(begin)
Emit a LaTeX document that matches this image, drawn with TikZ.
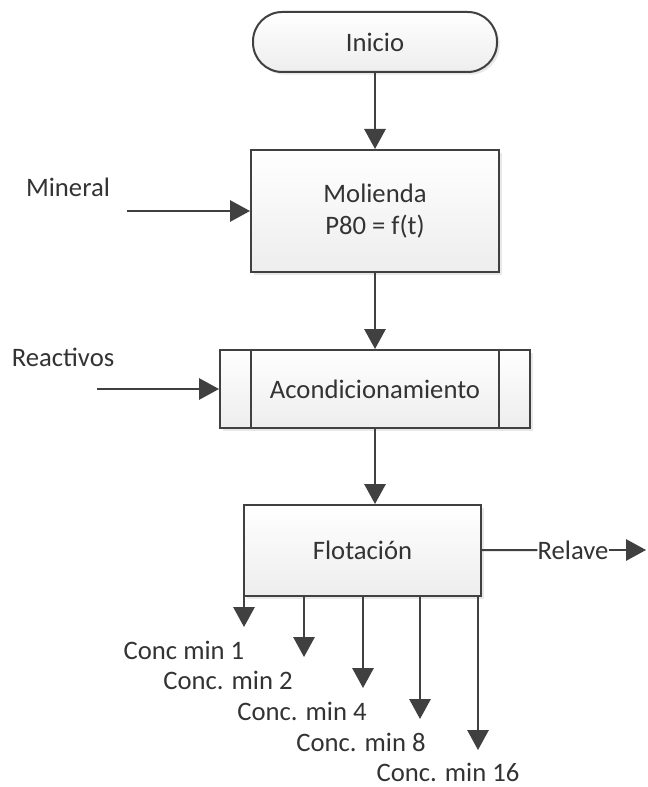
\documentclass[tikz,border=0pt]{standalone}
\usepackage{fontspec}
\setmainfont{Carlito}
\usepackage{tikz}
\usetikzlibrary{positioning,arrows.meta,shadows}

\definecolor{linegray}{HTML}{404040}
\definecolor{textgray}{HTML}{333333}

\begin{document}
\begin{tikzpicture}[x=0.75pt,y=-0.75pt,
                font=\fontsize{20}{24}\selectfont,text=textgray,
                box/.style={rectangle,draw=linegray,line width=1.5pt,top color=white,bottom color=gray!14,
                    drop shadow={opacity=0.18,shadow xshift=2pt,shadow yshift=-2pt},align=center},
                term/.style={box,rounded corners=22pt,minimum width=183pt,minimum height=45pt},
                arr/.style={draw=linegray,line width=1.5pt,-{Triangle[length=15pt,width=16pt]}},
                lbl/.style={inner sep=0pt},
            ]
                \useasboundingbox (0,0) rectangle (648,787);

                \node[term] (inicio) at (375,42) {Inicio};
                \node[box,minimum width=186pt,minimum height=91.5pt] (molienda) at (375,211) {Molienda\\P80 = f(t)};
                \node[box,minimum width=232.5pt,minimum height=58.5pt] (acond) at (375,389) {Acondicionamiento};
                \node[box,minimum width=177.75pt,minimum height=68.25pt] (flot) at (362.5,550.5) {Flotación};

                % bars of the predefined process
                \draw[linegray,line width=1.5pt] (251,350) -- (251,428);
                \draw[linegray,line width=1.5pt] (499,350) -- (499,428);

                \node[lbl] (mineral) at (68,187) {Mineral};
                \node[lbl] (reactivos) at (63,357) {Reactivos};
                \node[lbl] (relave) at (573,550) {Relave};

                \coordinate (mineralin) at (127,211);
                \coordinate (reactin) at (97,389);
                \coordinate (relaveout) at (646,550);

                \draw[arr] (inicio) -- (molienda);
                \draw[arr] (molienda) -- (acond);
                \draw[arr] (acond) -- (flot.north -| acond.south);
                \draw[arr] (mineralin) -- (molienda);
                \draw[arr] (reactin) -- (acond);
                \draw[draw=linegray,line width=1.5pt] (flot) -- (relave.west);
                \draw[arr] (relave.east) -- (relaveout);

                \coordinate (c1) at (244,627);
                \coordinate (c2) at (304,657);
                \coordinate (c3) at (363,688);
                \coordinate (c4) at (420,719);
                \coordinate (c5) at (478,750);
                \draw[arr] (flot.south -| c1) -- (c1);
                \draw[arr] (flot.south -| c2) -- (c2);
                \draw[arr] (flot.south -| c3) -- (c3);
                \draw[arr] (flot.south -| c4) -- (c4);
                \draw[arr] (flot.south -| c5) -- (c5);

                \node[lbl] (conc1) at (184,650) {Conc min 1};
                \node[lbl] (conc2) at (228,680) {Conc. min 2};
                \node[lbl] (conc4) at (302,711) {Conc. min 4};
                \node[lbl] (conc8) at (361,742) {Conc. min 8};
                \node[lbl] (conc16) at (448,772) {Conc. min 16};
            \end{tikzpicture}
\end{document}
(end)
→ **Directions for this task**: Repeat, exactly and in full, each line from the start of the data to the line that contains "(relaveout) at (646,550);". Pictures do not go in.

→ **Result of this task**:
Emit a LaTeX document that matches this image, drawn with TikZ.
\documentclass[tikz,border=0pt]{standalone}
\usepackage{fontspec}
\setmainfont{Carlito}
\usepackage{tikz}
\usetikzlibrary{positioning,arrows.meta,shadows}

\definecolor{linegray}{HTML}{404040}
\definecolor{textgray}{HTML}{333333}

\begin{document}
\begin{tikzpicture}[x=0.75pt,y=-0.75pt,
                font=\fontsize{20}{24}\selectfont,text=textgray,
                box/.style={rectangle,draw=linegray,line width=1.5pt,top color=white,bottom color=gray!14,
                    drop shadow={opacity=0.18,shadow xshift=2pt,shadow yshift=-2pt},align=center},
                term/.style={box,rounded corners=22pt,minimum width=183pt,minimum height=45pt},
                arr/.style={draw=linegray,line width=1.5pt,-{Triangle[length=15pt,width=16pt]}},
                lbl/.style={inner sep=0pt},
            ]
                \useasboundingbox (0,0) rectangle (648,787);

                \node[term] (inicio) at (375,42) {Inicio};
                \node[box,minimum width=186pt,minimum height=91.5pt] (molienda) at (375,211) {Molienda\\P80 = f(t)};
                \node[box,minimum width=232.5pt,minimum height=58.5pt] (acond) at (375,389) {Acondicionamiento};
                \node[box,minimum width=177.75pt,minimum height=68.25pt] (flot) at (362.5,550.5) {Flotación};

                % bars of the predefined process
                \draw[linegray,line width=1.5pt] (251,350) -- (251,428);
                \draw[linegray,line width=1.5pt] (499,350) -- (499,428);

                \node[lbl] (mineral) at (68,187) {Mineral};
                \node[lbl] (reactivos) at (63,357) {Reactivos};
                \node[lbl] (relave) at (573,550) {Relave};

                \coordinate (mineralin) at (127,211);
                \coordinate (reactin) at (97,389);
                \coordinate (relaveout) at (646,550);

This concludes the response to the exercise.